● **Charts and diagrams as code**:
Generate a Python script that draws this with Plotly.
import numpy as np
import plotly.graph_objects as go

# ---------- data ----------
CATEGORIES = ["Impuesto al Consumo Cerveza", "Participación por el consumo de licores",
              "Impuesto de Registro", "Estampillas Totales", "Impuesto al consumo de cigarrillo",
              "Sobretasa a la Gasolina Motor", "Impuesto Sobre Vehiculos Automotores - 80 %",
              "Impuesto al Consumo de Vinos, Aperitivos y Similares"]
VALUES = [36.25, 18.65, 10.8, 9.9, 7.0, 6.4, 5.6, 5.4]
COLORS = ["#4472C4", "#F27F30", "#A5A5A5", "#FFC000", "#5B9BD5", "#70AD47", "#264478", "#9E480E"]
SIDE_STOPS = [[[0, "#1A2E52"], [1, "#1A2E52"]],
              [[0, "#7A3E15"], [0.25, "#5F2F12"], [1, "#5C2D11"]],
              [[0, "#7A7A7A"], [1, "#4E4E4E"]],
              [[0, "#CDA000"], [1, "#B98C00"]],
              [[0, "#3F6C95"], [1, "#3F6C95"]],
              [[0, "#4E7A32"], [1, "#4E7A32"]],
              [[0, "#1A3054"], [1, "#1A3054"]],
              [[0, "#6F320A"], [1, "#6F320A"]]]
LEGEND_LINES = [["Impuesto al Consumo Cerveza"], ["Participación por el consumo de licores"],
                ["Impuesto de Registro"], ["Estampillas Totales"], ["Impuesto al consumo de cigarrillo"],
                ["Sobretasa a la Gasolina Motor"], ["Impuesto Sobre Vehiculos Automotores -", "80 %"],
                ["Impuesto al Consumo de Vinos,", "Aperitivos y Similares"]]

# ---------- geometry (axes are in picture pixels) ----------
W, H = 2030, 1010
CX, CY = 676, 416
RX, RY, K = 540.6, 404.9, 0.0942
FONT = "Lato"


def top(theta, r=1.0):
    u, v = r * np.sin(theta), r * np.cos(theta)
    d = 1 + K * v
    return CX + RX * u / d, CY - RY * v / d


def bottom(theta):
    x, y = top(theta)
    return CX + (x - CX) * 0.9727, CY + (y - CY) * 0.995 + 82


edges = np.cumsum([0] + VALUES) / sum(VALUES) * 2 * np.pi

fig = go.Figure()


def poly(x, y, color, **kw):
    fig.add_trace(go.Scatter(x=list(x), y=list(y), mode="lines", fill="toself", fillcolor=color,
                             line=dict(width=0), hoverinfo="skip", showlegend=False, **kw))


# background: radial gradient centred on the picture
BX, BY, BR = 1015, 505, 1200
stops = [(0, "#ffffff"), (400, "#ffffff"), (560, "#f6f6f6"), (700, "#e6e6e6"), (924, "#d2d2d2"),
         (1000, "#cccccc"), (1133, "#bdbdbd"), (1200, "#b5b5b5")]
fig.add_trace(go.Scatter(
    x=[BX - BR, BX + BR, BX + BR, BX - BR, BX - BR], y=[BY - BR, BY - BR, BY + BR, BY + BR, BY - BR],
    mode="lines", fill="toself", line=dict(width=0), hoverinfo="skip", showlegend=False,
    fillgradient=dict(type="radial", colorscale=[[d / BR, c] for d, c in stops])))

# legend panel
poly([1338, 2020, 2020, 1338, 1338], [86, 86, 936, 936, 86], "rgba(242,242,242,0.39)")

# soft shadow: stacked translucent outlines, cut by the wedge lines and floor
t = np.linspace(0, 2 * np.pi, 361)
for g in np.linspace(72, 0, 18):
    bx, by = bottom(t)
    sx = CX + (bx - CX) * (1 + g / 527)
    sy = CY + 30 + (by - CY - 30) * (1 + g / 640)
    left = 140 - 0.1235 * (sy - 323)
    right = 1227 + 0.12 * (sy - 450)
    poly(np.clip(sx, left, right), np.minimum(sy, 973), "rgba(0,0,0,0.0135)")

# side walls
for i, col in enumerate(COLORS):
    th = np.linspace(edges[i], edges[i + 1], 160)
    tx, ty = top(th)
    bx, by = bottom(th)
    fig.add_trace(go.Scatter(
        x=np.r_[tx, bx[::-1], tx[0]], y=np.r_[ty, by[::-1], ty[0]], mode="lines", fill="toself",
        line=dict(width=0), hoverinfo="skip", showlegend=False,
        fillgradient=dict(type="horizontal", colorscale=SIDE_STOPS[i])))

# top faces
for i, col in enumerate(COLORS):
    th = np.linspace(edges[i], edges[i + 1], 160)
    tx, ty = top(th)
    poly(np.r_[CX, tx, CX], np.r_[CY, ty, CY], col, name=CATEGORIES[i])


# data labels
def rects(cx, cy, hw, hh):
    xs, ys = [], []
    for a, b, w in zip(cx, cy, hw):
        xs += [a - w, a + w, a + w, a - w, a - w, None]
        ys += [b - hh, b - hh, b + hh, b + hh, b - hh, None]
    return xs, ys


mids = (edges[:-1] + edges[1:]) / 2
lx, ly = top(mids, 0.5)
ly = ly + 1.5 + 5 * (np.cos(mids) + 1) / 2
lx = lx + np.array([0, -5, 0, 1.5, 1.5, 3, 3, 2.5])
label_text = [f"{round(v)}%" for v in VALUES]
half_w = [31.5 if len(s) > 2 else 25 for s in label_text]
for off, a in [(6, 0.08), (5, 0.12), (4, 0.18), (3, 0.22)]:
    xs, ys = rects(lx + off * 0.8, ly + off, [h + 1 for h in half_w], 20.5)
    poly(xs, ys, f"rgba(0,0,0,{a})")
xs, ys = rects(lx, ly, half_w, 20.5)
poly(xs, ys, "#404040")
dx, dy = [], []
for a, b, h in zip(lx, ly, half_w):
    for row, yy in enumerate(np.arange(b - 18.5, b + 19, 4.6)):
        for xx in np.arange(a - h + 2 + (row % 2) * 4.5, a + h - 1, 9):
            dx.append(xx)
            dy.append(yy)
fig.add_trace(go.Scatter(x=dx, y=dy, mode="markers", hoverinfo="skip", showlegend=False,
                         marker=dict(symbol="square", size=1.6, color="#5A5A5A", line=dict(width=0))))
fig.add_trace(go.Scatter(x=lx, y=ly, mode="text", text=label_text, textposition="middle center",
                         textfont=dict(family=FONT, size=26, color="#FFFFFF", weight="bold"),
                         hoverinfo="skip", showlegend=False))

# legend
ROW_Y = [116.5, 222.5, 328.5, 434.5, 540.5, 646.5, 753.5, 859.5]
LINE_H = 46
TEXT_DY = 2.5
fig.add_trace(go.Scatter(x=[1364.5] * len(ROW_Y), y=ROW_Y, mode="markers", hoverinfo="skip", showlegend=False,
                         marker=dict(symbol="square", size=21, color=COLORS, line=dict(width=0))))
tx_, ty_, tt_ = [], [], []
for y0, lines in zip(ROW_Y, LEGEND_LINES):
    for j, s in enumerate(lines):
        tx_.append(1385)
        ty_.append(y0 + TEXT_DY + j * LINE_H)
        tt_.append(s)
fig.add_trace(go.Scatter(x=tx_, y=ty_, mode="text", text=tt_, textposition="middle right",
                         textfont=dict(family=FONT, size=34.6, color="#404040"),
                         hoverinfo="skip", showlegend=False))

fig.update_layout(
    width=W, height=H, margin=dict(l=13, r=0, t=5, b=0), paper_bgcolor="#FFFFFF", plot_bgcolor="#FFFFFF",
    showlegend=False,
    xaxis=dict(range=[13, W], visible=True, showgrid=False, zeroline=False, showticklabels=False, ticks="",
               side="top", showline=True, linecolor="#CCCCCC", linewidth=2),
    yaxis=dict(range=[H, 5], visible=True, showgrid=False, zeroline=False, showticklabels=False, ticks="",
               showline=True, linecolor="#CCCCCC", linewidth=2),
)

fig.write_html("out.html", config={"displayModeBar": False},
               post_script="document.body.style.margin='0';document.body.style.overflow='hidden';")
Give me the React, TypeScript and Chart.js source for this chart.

● **Exercise prompt**:
Please output the complete data exactly.

● **The solution**:
Generate a Python script that draws this with Plotly.
import numpy as np
import plotly.graph_objects as go

# ---------- data ----------
CATEGORIES = ["Impuesto al Consumo Cerveza", "Participación por el consumo de licores",
              "Impuesto de Registro", "Estampillas Totales", "Impuesto al consumo de cigarrillo",
              "Sobretasa a la Gasolina Motor", "Impuesto Sobre Vehiculos Automotores - 80 %",
              "Impuesto al Consumo de Vinos, Aperitivos y Similares"]
VALUES = [36.25, 18.65, 10.8, 9.9, 7.0, 6.4, 5.6, 5.4]
COLORS = ["#4472C4", "#F27F30", "#A5A5A5", "#FFC000", "#5B9BD5", "#70AD47", "#264478", "#9E480E"]
SIDE_STOPS = [[[0, "#1A2E52"], [1, "#1A2E52"]],
              [[0, "#7A3E15"], [0.25, "#5F2F12"], [1, "#5C2D11"]],
              [[0, "#7A7A7A"], [1, "#4E4E4E"]],
              [[0, "#CDA000"], [1, "#B98C00"]],
              [[0, "#3F6C95"], [1, "#3F6C95"]],
              [[0, "#4E7A32"], [1, "#4E7A32"]],
              [[0, "#1A3054"], [1, "#1A3054"]],
              [[0, "#6F320A"], [1, "#6F320A"]]]
LEGEND_LINES = [["Impuesto al Consumo Cerveza"], ["Participación por el consumo de licores"],
                ["Impuesto de Registro"], ["Estampillas Totales"], ["Impuesto al consumo de cigarrillo"],
                ["Sobretasa a la Gasolina Motor"], ["Impuesto Sobre Vehiculos Automotores -", "80 %"],
                ["Impuesto al Consumo de Vinos,", "Aperitivos y Similares"]]

# ---------- geometry (axes are in picture pixels) ----------
W, H = 2030, 1010
CX, CY = 676, 416
RX, RY, K = 540.6, 404.9, 0.0942
FONT = "Lato"


def top(theta, r=1.0):
    u, v = r * np.sin(theta), r * np.cos(theta)
    d = 1 + K * v
    return CX + RX * u / d, CY - RY * v / d


def bottom(theta):
    x, y = top(theta)
    return CX + (x - CX) * 0.9727, CY + (y - CY) * 0.995 + 82


edges = np.cumsum([0] + VALUES) / sum(VALUES) * 2 * np.pi

fig = go.Figure()


def poly(x, y, color, **kw):
    fig.add_trace(go.Scatter(x=list(x), y=list(y), mode="lines", fill="toself", fillcolor=color,
                             line=dict(width=0), hoverinfo="skip", showlegend=False, **kw))


# background: radial gradient centred on the picture
BX, BY, BR = 1015, 505, 1200
stops = [(0, "#ffffff"), (400, "#ffffff"), (560, "#f6f6f6"), (700, "#e6e6e6"), (924, "#d2d2d2"),
         (1000, "#cccccc"), (1133, "#bdbdbd"), (1200, "#b5b5b5")]
fig.add_trace(go.Scatter(
    x=[BX - BR, BX + BR, BX + BR, BX - BR, BX - BR], y=[BY - BR, BY - BR, BY + BR, BY + BR, BY - BR],
    mode="lines", fill="toself", line=dict(width=0), hoverinfo="skip", showlegend=False,
    fillgradient=dict(type="radial", colorscale=[[d / BR, c] for d, c in stops])))

# legend panel
poly([1338, 2020, 2020, 1338, 1338], [86, 86, 936, 936, 86], "rgba(242,242,242,0.39)")

# soft shadow: stacked translucent outlines, cut by the wedge lines and floor
t = np.linspace(0, 2 * np.pi, 361)
for g in np.linspace(72, 0, 18):
    bx, by = bottom(t)
    sx = CX + (bx - CX) * (1 + g / 527)
    sy = CY + 30 + (by - CY - 30) * (1 + g / 640)
    left = 140 - 0.1235 * (sy - 323)
    right = 1227 + 0.12 * (sy - 450)
    poly(np.clip(sx, left, right), np.minimum(sy, 973), "rgba(0,0,0,0.0135)")

# side walls
for i, col in enumerate(COLORS):
    th = np.linspace(edges[i], edges[i + 1], 160)
    tx, ty = top(th)
    bx, by = bottom(th)
    fig.add_trace(go.Scatter(
        x=np.r_[tx, bx[::-1], tx[0]], y=np.r_[ty, by[::-1], ty[0]], mode="lines", fill="toself",
        line=dict(width=0), hoverinfo="skip", showlegend=False,
        fillgradient=dict(type="horizontal", colorscale=SIDE_STOPS[i])))

# top faces
for i, col in enumerate(COLORS):
    th = np.linspace(edges[i], edges[i + 1], 160)
    tx, ty = top(th)
    poly(np.r_[CX, tx, CX], np.r_[CY, ty, CY], col, name=CATEGORIES[i])


# data labels
def rects(cx, cy, hw, hh):
    xs, ys = [], []
    for a, b, w in zip(cx, cy, hw):
        xs += [a - w, a + w, a + w, a - w, a - w, None]
        ys += [b - hh, b - hh, b + hh, b + hh, b - hh, None]
    return xs, ys


mids = (edges[:-1] + edges[1:]) / 2
lx, ly = top(mids, 0.5)
ly = ly + 1.5 + 5 * (np.cos(mids) + 1) / 2
lx = lx + np.array([0, -5, 0, 1.5, 1.5, 3, 3, 2.5])
label_text = [f"{round(v)}%" for v in VALUES]
half_w = [31.5 if len(s) > 2 else 25 for s in label_text]
for off, a in [(6, 0.08), (5, 0.12), (4, 0.18), (3, 0.22)]:
    xs, ys = rects(lx + off * 0.8, ly + off, [h + 1 for h in half_w], 20.5)
    poly(xs, ys, f"rgba(0,0,0,{a})")
xs, ys = rects(lx, ly, half_w, 20.5)
poly(xs, ys, "#404040")
dx, dy = [], []
for a, b, h in zip(lx, ly, half_w):
    for row, yy in enumerate(np.arange(b - 18.5, b + 19, 4.6)):
        for xx in np.arange(a - h + 2 + (row % 2) * 4.5, a + h - 1, 9):
            dx.append(xx)
            dy.append(yy)
fig.add_trace(go.Scatter(x=dx, y=dy, mode="markers", hoverinfo="skip", showlegend=False,
                         marker=dict(symbol="square", size=1.6, color="#5A5A5A", line=dict(width=0))))
fig.add_trace(go.Scatter(x=lx, y=ly, mode="text", text=label_text, textposition="middle center",
                         textfont=dict(family=FONT, size=26, color="#FFFFFF", weight="bold"),
                         hoverinfo="skip", showlegend=False))

# legend
ROW_Y = [116.5, 222.5, 328.5, 434.5, 540.5, 646.5, 753.5, 859.5]
LINE_H = 46
TEXT_DY = 2.5
fig.add_trace(go.Scatter(x=[1364.5] * len(ROW_Y), y=ROW_Y, mode="markers", hoverinfo="skip", showlegend=False,
                         marker=dict(symbol="square", size=21, color=COLORS, line=dict(width=0))))
tx_, ty_, tt_ = [], [], []
for y0, lines in zip(ROW_Y, LEGEND_LINES):
    for j, s in enumerate(lines):
        tx_.append(1385)
        ty_.append(y0 + TEXT_DY + j * LINE_H)
        tt_.append(s)
fig.add_trace(go.Scatter(x=tx_, y=ty_, mode="text", text=tt_, textposition="middle right",
                         textfont=dict(family=FONT, size=34.6, color="#404040"),
                         hoverinfo="skip", showlegend=False))

fig.update_layout(
    width=W, height=H, margin=dict(l=13, r=0, t=5, b=0), paper_bgcolor="#FFFFFF", plot_bgcolor="#FFFFFF",
    showlegend=False,
    xaxis=dict(range=[13, W], visible=True, showgrid=False, zeroline=False, showticklabels=False, ticks="",
               side="top", showline=True, linecolor="#CCCCCC", linewidth=2),
    yaxis=dict(range=[H, 5], visible=True, showgrid=False, zeroline=False, showticklabels=False, ticks="",
               showline=True, linecolor="#CCCCCC", linewidth=2),
)

fig.write_html("out.html", config={"displayModeBar": False},
               post_script="document.body.style.margin='0';document.body.style.overflow='hidden';")
Give me the React, TypeScript and Chart.js source for this chart.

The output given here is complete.